— Task instructions —
Line by line, repeat the data below exactly, beginning at the first line and ending at the line with "fig = go.Figure()". Omit pictures.
┌────────
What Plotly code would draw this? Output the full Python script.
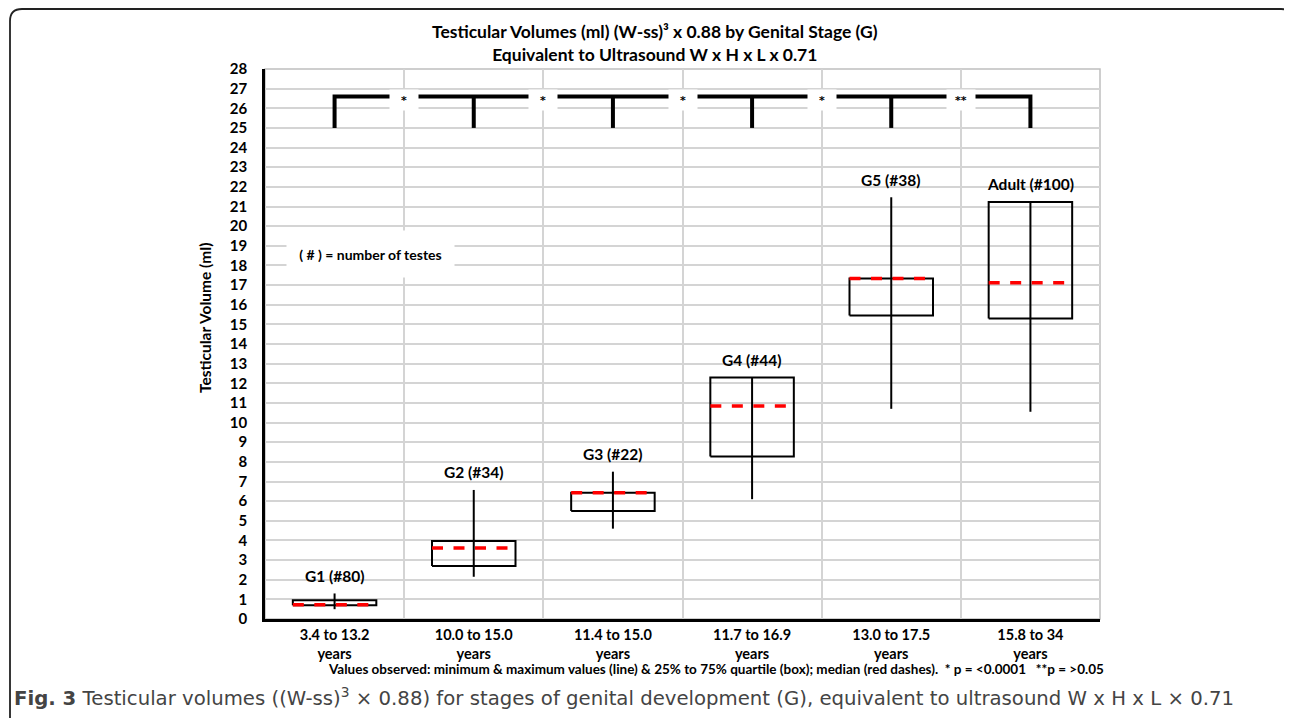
import plotly.graph_objects as go

# ---------------- data ----------------
categories = ["3.4 to 13.2<br>years", "10.0 to 15.0<br>years", "11.4 to 15.0<br>years",
              "11.7 to 16.9<br>years", "13.0 to 17.5<br>years", "15.8 to 34<br>years"]
stage_labels = ["G1 (#80)", "G2 (#34)", "G3 (#22)", "G4 (#44)", "G5 (#38)", "Adult (#100)"]
vol_min = [0.5, 2.15, 4.6, 6.1, 10.7, 10.55]
vol_q1 = [0.7, 2.7, 5.5, 8.27, 15.45, 15.3]
vol_median = [0.72, 3.62, 6.43, 10.85, 17.33, 17.12]
vol_q3 = [0.95, 3.97, 6.43, 12.3, 17.33, 21.23]
vol_max = [1.3, 6.57, 7.5, 12.3, 21.47, 21.23]
sig_labels = ["*", "*", "*", "*", "**"]
y_ticks = list(range(0, 29))

# ---------------- layout constants ----------------
OFF = 8                      # page body margin
W, H = 1292 - OFF, 718 - OFF
PLOT_L, PLOT_R, PLOT_T, PLOT_B = 265, 1100, 69, 619   # target pixels in the window
ML, MT = PLOT_L - OFF, PLOT_T - OFF
MR = W - (PLOT_R - OFF)
MB = H - (PLOT_B - OFF)
PW, PH = PLOT_R - PLOT_L, PLOT_B - PLOT_T
BOLD = "Lato"
HALF = 0.3  # half box width in category units


def px2x(p):
    return (p - PLOT_L) / PW


def py2y(p):
    return (PLOT_B - p) / PH


n = len(categories)
xs = list(range(n))

fig = go.Figure()

# boxes (quartiles)
bx, by = [], []
for i in xs:
    bx += [i - HALF, i + HALF, i + HALF, i - HALF, i - HALF, None]
    by += [vol_q1[i], vol_q1[i], vol_q3[i], vol_q3[i], vol_q1[i], None]
fig.add_trace(go.Scatter(x=bx, y=by, mode="lines", line=dict(color="black", width=2),
                         hoverinfo="skip"))

# whiskers (min-max line)
wx, wy = [], []
for i in xs:
    wx += [i, i, None]
    wy += [vol_min[i], vol_max[i], None]
fig.add_trace(go.Scatter(x=wx, y=wy, mode="lines", line=dict(color="black", width=2),
                         hoverinfo="skip"))

# medians (red dashes)
mx, my = [], []
for i in xs:
    mx += [i - HALF, i + HALF, None]
    my += [vol_median[i], vol_median[i], None]
fig.add_trace(go.Scatter(x=mx, y=my, mode="lines",
                         line=dict(color="#ff0000", width=3.5, dash="11px,10.5px"),
                         hoverinfo="skip"))

# significance bracket
B_LOW, B_TOP = 25, 26.6
sx = [xs[0], xs[0], xs[-1], xs[-1], None]
sy = [B_LOW, B_TOP, B_TOP, B_LOW, None]
for i in xs[1:-1]:
    sx += [i, i, None]
    sy += [B_LOW, B_TOP, None]
fig.add_trace(go.Scatter(x=sx, y=sy, mode="lines", line=dict(color="black", width=4),
                         hoverinfo="skip"))

annotations = []
for i, s in enumerate(sig_labels):
    annotations.append(dict(x=i + 0.5, y=B_TOP, xref="x", yref="y", text=s, showarrow=False,
                            xanchor="center", yanchor="middle", yshift=-3,
                            bgcolor="white", width=26, height=18,
                            font=dict(family="DejaVu Sans", size=11, color="black", weight="bold")))

for i, lab in enumerate(stage_labels):
    annotations.append(dict(x=i, y=vol_max[i] + 0.9, xref="x", yref="y", text=lab,
                            showarrow=False, xanchor="center", yanchor="middle",
                            font=dict(family=BOLD, size=15.5, color="black", weight="bold")))

# legend note inside plot
annotations.append(dict(x=px2x(370), y=py2y(254), xref="paper", yref="paper",
                        xanchor="center", yanchor="middle",
                        text="( # ) = number of testes", showarrow=False,
                        bgcolor="white", width=165, height=44,
                        font=dict(family=BOLD, size=14, color="black", weight="bold")))

# title
annotations.append(dict(x=px2x(655), y=py2y(43), xref="paper", yref="paper",
                        xanchor="center", yanchor="middle",
                        text="Testicular Volumes (ml) (W-ss)³ x 0.88 by Genital Stage (G)<br>"
                             "Equivalent to Ultrasound W x H x L x 0.71",
                        showarrow=False, align="center",
                        font=dict(family=BOLD, size=17.5, color="black", weight="bold")))

# y-axis title
annotations.append(dict(x=px2x(205), y=py2y(318), xref="paper", yref="paper",
                        xanchor="center", yanchor="middle",
                        text="Testicular Volume (ml)", textangle=-90, showarrow=False,
                        font=dict(family=BOLD, size=15.5, color="black", weight="bold")))

# footnote
annotations.append(dict(x=px2x(716), y=py2y(669), xref="paper", yref="paper",
                        xanchor="center", yanchor="middle",
                        text="Values observed: minimum & maximum values (line) & 25% to 75% quartile (box); "
                             "median (red dashes).  * p = <0.0001   **p = >0.05",
                        showarrow=False,
                        font=dict(family=BOLD, size=13.5, color="black", weight="bold")))

# caption
annotations.append(dict(x=px2x(12), y=py2y(697), xref="paper", yref="paper",
                        xanchor="left", yanchor="middle",
                        text="<b>Fig. 3</b> Testicular volumes ((W-ss)<sup>3</sup> × 0.88) for stages of "
                             "genital development (G), equivalent to ultrasound W x H x L × 0.71",
                        showarrow=False,
                        font=dict(family="DejaVu Sans", size=19.7, color="#444444")))

shapes = []
# gray plot border (top/right)
shapes.append(dict(type="rect", xref="paper", yref="paper", x0=0, x1=1, y0=0, y1=1,
                   line=dict(color="#bfbfbf", width=1.5), layer="below"))
# outer rounded frame (open at the bottom, right side beyond the window)
r = 12
top = 9
path = (f"M {px2x(10)} {py2y(730)} L {px2x(10)} {py2y(top + r)} "
        f"Q {px2x(10)} {py2y(top)} {px2x(10 + r)} {py2y(top)} "
        f"L {px2x(1281)} {py2y(top)} "
        f"Q {px2x(1292)} {py2y(top)} {px2x(1293)} {py2y(top + r)}")
shapes.append(dict(type="path", xref="paper", yref="paper", path=path,
                   line=dict(color="#222222", width=1.8)))

fig.update_layout(
    width=W, height=H,
    margin=dict(l=ML, r=MR, t=MT, b=MB, pad=0),
    plot_bgcolor="white", paper_bgcolor="white",
    showlegend=False,
    annotations=annotations,
    shapes=shapes,
    xaxis=dict(range=[-0.5, n - 0.5], tickmode="array", tickvals=xs, ticktext=categories,
               showgrid=False, zeroline=False, showline=True, linecolor="black", linewidth=2.5,
               ticks="", fixedrange=True, ticklabelstandoff=1,
               tickfont=dict(family=BOLD, size=14.5, color="black", weight="bold"),
               minor=dict(tickvals=[i + 0.5 for i in xs[:-1]], showgrid=True,
                          gridcolor="#d4d4d4", gridwidth=1.5, ticks="")),
    yaxis=dict(range=[0, 28], tickmode="array", tickvals=y_ticks,
               showgrid=True, gridcolor="#d4d4d4", gridwidth=1.5, zeroline=False,
               showline=True, linecolor="black", linewidth=2.5, ticks="", fixedrange=True,
               ticklabelstandoff=12,
               tickfont=dict(family=BOLD, size=15, color="black", weight="bold")),
)

fig.write_html("out.html")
└────────
— Exercise result —
What Plotly code would draw this? Output the full Python script.
import plotly.graph_objects as go

# ---------------- data ----------------
categories = ["3.4 to 13.2<br>years", "10.0 to 15.0<br>years", "11.4 to 15.0<br>years",
              "11.7 to 16.9<br>years", "13.0 to 17.5<br>years", "15.8 to 34<br>years"]
stage_labels = ["G1 (#80)", "G2 (#34)", "G3 (#22)", "G4 (#44)", "G5 (#38)", "Adult (#100)"]
vol_min = [0.5, 2.15, 4.6, 6.1, 10.7, 10.55]
vol_q1 = [0.7, 2.7, 5.5, 8.27, 15.45, 15.3]
vol_median = [0.72, 3.62, 6.43, 10.85, 17.33, 17.12]
vol_q3 = [0.95, 3.97, 6.43, 12.3, 17.33, 21.23]
vol_max = [1.3, 6.57, 7.5, 12.3, 21.47, 21.23]
sig_labels = ["*", "*", "*", "*", "**"]
y_ticks = list(range(0, 29))

# ---------------- layout constants ----------------
OFF = 8                      # page body margin
W, H = 1292 - OFF, 718 - OFF
PLOT_L, PLOT_R, PLOT_T, PLOT_B = 265, 1100, 69, 619   # target pixels in the window
ML, MT = PLOT_L - OFF, PLOT_T - OFF
MR = W - (PLOT_R - OFF)
MB = H - (PLOT_B - OFF)
PW, PH = PLOT_R - PLOT_L, PLOT_B - PLOT_T
BOLD = "Lato"
HALF = 0.3  # half box width in category units


def px2x(p):
    return (p - PLOT_L) / PW


def py2y(p):
    return (PLOT_B - p) / PH


n = len(categories)
xs = list(range(n))

fig = go.Figure()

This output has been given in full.